At the other end of the spectrum, the Arab bloc that wants Syrian President Bashar Al-Assad out may come to the conclusion that crushing the despot’s Hezbollah allies in Lebanon is a crucial step towards liberating Syria.
Signs that Tehran is not shy of throwing its weight around in and around Lebanon are everywhere. Supreme Guide Ali Khamenei has pointedly rebuffed Obama’s attempts at drawing Iran into talks over Syria and has ordered President Hassan Rouhani to limit talks with the P5+1 group of major powers to the nuclear issue.

Maj. Gen. Hassan Firuzabadi, the chief of staff of the Islamic Republic’s armed forces, has repeatedly described Syria and Lebanon as “part of our glacis.”

“We need those places so that we could fight our enemies far from our own borders,” Firuzabadi told a meeting of the military in Tehran last February.

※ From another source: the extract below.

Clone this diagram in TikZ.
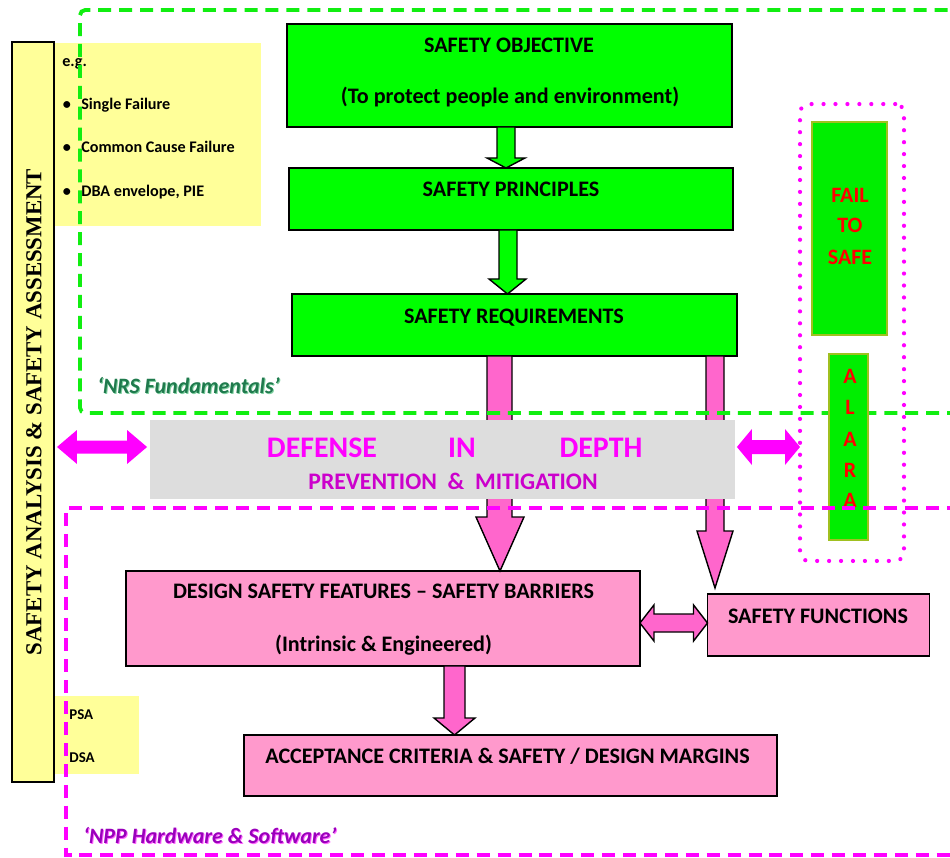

Ayatollah Mahmoud Nabawian, a member of the Security Commission of the Islamic Majlis (Iran’s ersatz parliament), goes even further. “Some say we are making sacrifices for Syria,” he said in a speech at the Jihad Conference in Tehran last February. “The truth is that it is Syria that makes sacrifices for us.”

Claiming that Iran was on the verge of a “great victory” in Syria, he said: “We brought 150,000 Syrians to Iran and gave them military training. We also sent 50,000 fighters from the Lebanese branch of Hezbollah to fight alongside them. We also gave Hezbollah 80,000 missiles with which to hit Israel, and that ensured America’s defeat.”

The expected “victory” in Syria is only a prelude to “the greatest victory” (fath al-mobin) that awaits the Islamic Republic, according to the Quds Corps’ deputy commander, Gen. Ismail Qaanai. “We cannot stop at Syria,” Qaanai said last month. “Our aim is and has always been to lead the whole Muslim world.” He added: “It is obvious that no other power has the capabilities needed to assume leadership in the Muslim world.” Part of the cockiness in Tehran is due to the belief that the US has knocked itself out of the regional, if not international, equation. “The Americans know that we could hit them hard everywhere, including inside their own territory,” says Islamic Revolutionary Guards Commander Mohammad-Ali Jaafari.

However, some senior mullahs have injected an openly sectarian tone into Tehran’s expression of hubris. For example, Ayatollah Mohammad-Taqi Mesbah-Yazdi, godfather of the radical faction in Tehran, claims that Iran ought to gain control of Syria to “efface the damage done to Islam by the Umayyads.”

Last January, in a bitter attack on Othman, the third Caliph of Islam, Mesbah-Yazdi claimed that Muawyyah, a relative of Othman, tricked Ali Ibn-Abi Talib, the fourth caliph, and managed to set up a dynasty that “falsified” Islam. Now Iran’s task was to restore “true Islam” everywhere.

“Syria and Lebanon are the forward positions of our revolutionary Islam,” Mesbah-Yazdi said.” Whatever we spend there must not be regarded as an ordinary military budget, as is the case with American and Russian military expenditure, for we are spending on defense of true religion.”

As things stand today, Lebanon seems vulnerable. Its army is not yet in a position to ensure law and order is maintained throughout the country. Thanks to Iranian investment, the Lebanese branch of Hezbollah often has more modern weapons and in greater quantities than the Lebanese army.

Worse still, Hezbollah leaders appear to have no independent will of their own and are kept on a tight leash by Tehran. The party’s official organs no longer operate, as strategy is set in Tehran and executed by Secretary-General Hassan Nasrallah, who is treated by Iranian media as a functionary of the Islamic Republic. Covering Nasrallah’s latest visit to Tehran, official news agency IRNA reported that the Lebanese politician had been “granted an audience by the Supreme Guide” to “give a report of the situation in Lebanon and receive the necessary instructions.”

A power grab in Lebanon might enable Khamenei to divert attention from the concessions he is forced to give on the nuclear issue to prevent economic meltdown in Iran. And, if that happens, it could be bad news for Lebanon.